The new deduction imposes several limitations if your taxable income goes above $415,000 for married taxpayers. The limitation of the qualified business income for those taxpayers is equal to the greater of 50% of wages paid by the business or 25% of wages paid plus 2.5% of the unadjusted basis of farm equipment. This is a favorable stipulation for capital intensive industries such as farming, but is not easy to calculate so meeting with a tax advisor is recommended. There are many strategies to take advantage of this new deduction being circulated, but it is advised to wait for additional IRS guidance before making any drastic changes.
There is one aspect of this new deduction (Section 199A) that has been receiving quite a bit of attention and may receive a “fix” by Congress. As the code is currently written, there could be substantial benefit to farmers who receive a majority of their income from cooperatives. Those farmers would be allowed to deduct the lesser of 20% of total cooperative distributions or 100% of their taxable income less net capital gains. Some lawmakers are questioning this aspect of the bill as it gives a competitive advantage to cooperatives over non-cooperatives. They do not believe the new law should pick winners & losers and fear the law was hurried and consequently had unintended results. It is unknown if Congress will be able pass a “fix.” The changes impacting C-corporations are a mixed bag depending on your income level. If you operate your farm as a C-corporation, you now have a flat tax rate of 21% across the board. Before the tax brackets ranged from 15% to 38%. If you were able to maintain your corporate taxable income at the $50,000 level or less, you will experience a tax hike from the old 15% rate to 21%. This change is permanent while many of the individual changes are only temporary and will eventually expire.
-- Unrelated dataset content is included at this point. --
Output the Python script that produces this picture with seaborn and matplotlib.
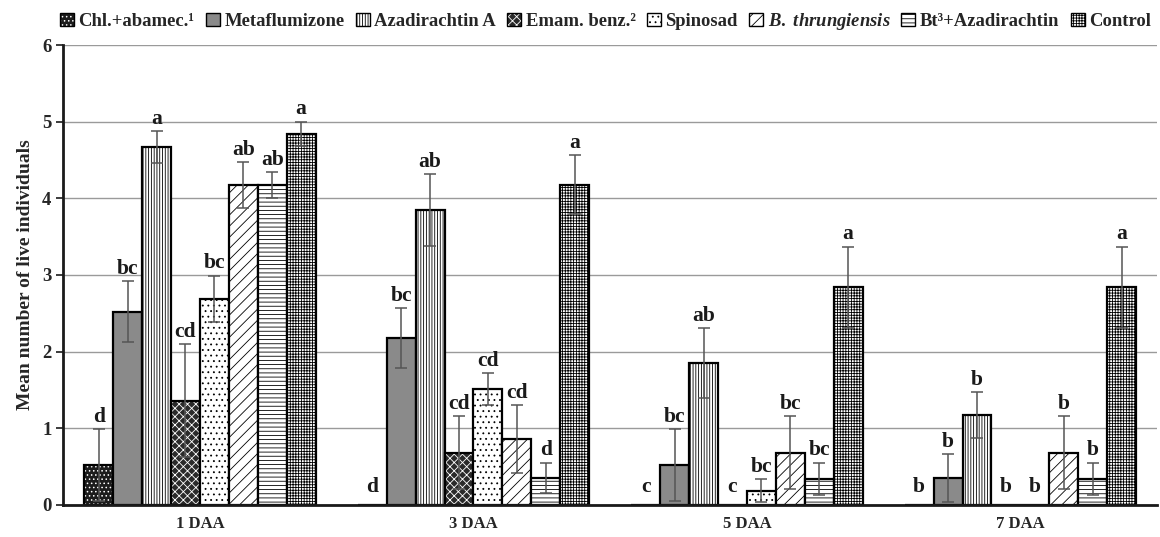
import numpy as np
import pandas as pd
import matplotlib
matplotlib.use("Agg")
import matplotlib.pyplot as plt
import seaborn as sns
from matplotlib.patches import Patch

# data
days = ["1 DAA", "3 DAA", "5 DAA", "7 DAA"]
treatments = ["Chl.+abamec.\u00b9", "Metaflumizone", "Azadirachtin A", "Emam. benz.\u00b2",
              "Spinosad", "B. thrungiensis", "Bt\u00b3+Azadirachtin", "Control"]

chl_mean  = [0.52, 0.0, 0.0, 0.0]
meta_mean = [2.52, 2.18, 0.52, 0.35]
aza_mean  = [4.67, 3.85, 1.85, 1.17]
emam_mean = [1.36, 0.68, 0.0, 0.0]
spin_mean = [2.69, 1.51, 0.18, 0.0]
bt_mean   = [4.17, 0.86, 0.68, 0.68]
btaz_mean = [4.17, 0.35, 0.34, 0.34]
ctrl_mean = [4.84, 4.18, 2.84, 2.84]

chl_err  = [0.47, 0.0, 0.0, 0.0]
meta_err = [0.40, 0.39, 0.47, 0.31]
aza_err  = [0.21, 0.47, 0.46, 0.30]
emam_err = [0.74, 0.48, 0.0, 0.0]
spin_err = [0.30, 0.21, 0.15, 0.0]
bt_err   = [0.30, 0.44, 0.48, 0.48]
btaz_err = [0.17, 0.20, 0.21, 0.21]
ctrl_err = [0.16, 0.38, 0.53, 0.53]

chl_let  = ["d", "d", "c", "b"]
meta_let = ["bc", "bc", "bc", "b"]
aza_let  = ["a", "ab", "ab", "b"]
emam_let = ["cd", "cd", "c", "b"]
spin_let = ["bc", "cd", "bc", "b"]
bt_let   = ["ab", "cd", "bc", "b"]
btaz_let = ["ab", "d", "bc", "b"]
ctrl_let = ["a", "a", "a", "a"]

means = [chl_mean, meta_mean, aza_mean, emam_mean, spin_mean, bt_mean, btaz_mean, ctrl_mean]
errs = [chl_err, meta_err, aza_err, emam_err, spin_err, bt_err, btaz_err, ctrl_err]
letters = [chl_let, meta_let, aza_let, emam_let, spin_let, bt_let, btaz_let, ctrl_let]

# fill styles per treatment
faces = ["#1c1c1c", "#8a8a8a", "white", "#2a2a2a", "white", "white", "white", "white"]
hatches = ["....", "", "||||||", "xxxx", "...", "///", "----", "++++++"]
white_hatch = [True, False, False, True, False, False, False, False]

rows = []
for t, m in zip(treatments, means):
    for d, v in zip(days, m):
        rows.append({"day": d, "treatment": t, "mean": v})
df = pd.DataFrame(rows)

sns.set_style("white")
plt.rcParams["font.family"] = ["Liberation Serif", "DejaVu Serif"]
plt.rcParams["font.weight"] = "bold"
plt.rcParams["mathtext.fontset"] = "custom"
plt.rcParams["mathtext.it"] = "Liberation Serif:italic:bold"
plt.rcParams["mathtext.rm"] = "Liberation Serif:bold"
plt.rcParams["hatch.linewidth"] = 0.6

fig = plt.figure(figsize=(11.6, 5.37), dpi=100)
ax = fig.add_axes([0.0545, 0.06, 0.943, 0.856])

sns.barplot(data=df, x="day", y="mean", hue="treatment", order=days, hue_order=treatments,
            palette=faces, width=0.846, gap=0, errorbar=None, edgecolor="black",
            linewidth=1.6, saturation=1, legend=False, ax=ax)

bar_conts = list(ax.containers)
for i, cont in enumerate(bar_conts):
    for j, p in enumerate(cont.patches):
        p.set_hatch(hatches[i])
        if white_hatch[i]:
            p._hatch_color = (1, 1, 1, 1)
        xc = p.get_x() + p.get_width() / 2
        m = means[i][j]
        e = errs[i][j]
        if m > 0 and e > 0:
            ax.errorbar(xc, m, yerr=e, fmt="none", ecolor="#555555", elinewidth=1.1,
                        capsize=4.5, capthick=1.1, zorder=5)
            ty = m + e + 0.03
        else:
            ty = m + 0.1
        ax.text(xc, ty, letters[i][j], ha="center", va="bottom", fontsize=15.5,
                fontweight="bold", color="#1a1a1a")

ax.set_xlim(-0.5, 3.5)
ax.set_ylim(0, 6)
ax.set_yticks(range(0, 7))
ax.yaxis.grid(True, color="#9a9a9a", linewidth=1)
ax.set_axisbelow(True)
for s in ["top", "right"]:
    ax.spines[s].set_visible(False)
ax.spines["left"].set_linewidth(2)
ax.spines["bottom"].set_linewidth(2)
ax.spines["left"].set_color("#1a1a1a")
ax.spines["bottom"].set_color("#1a1a1a")

ax.set_xticks(np.arange(-0.5, 4.0, 1.0), minor=True)
ax.tick_params(axis="x", which="major", length=0, pad=8, labelsize=12)
ax.tick_params(axis="x", which="minor", length=6, width=2, direction="out", color="#1a1a1a")
ax.tick_params(axis="y", length=5, width=1.2, direction="out", labelsize=13.5, left=True, color="#1a1a1a")
ax.set_xlabel("")
ax.set_ylabel("Mean number of live individuals", fontsize=14, fontweight="bold", labelpad=6)

handles = []
labels = []
for i, t in enumerate(treatments):
    h = Patch(facecolor=faces[i], edgecolor="black", hatch=hatches[i], linewidth=1)
    if white_hatch[i]:
        h._hatch_color = (1, 1, 1, 1)
    handles.append(h)
    if t.startswith("B. thr"):
        labels.append(r"$\it{B.\ thrungiensis}$")
    else:
        labels.append(t)

leg = fig.legend(handles, labels, loc="upper center", bbox_to_anchor=(0.522, 1.0), ncol=8,
                 frameon=False, fontsize=13.4, handlelength=0.75, handleheight=0.75,
                 handletextpad=0.25, columnspacing=0.6, borderaxespad=0.2)

plt.savefig("out.png", dpi=100)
While not a federal change, Minnesota has signed into law a tax credit for the rent or sale of farmland and other farm assets to beginning farmers. Currently, less than 5% of Minnesota farmers are under the age of 35. This credit was enacted as an effort to decrease the high barriers of entry into farming and support the next generation of farmers. The credit is for 5% of the sale price of the farm asset (including land), up to $32,000, 10% of the rental income in the first three years, up to $7,000 per year, and 15% of the share rent during the first three years, up to $10,000 per year. The beginning farmer cannot be related to you and must have entered into farming within the past ten years. The beginning farmer must file the appropriate paperwork with the Rural Finance Authority to be eligible and take a class. This is not a permanent credit, so take advantage of it while you can.
On your current 2017 return, consider deferring income to 2018 and accelerating expenses in 2017. There will still be seven tax brackets next year, but they have been adjusted downwards by about 3% each. The culmination of all the changes above plus the lower tax rates will likely lower your overall tax bill.
These are just a glimpse of the numerous tax law changes. Overall, I believe that many farmers will see a real tax cut and will keep more of their hard earned money at the end of the day. To understand how these changes may apply to your specific situation, consult with your CPA.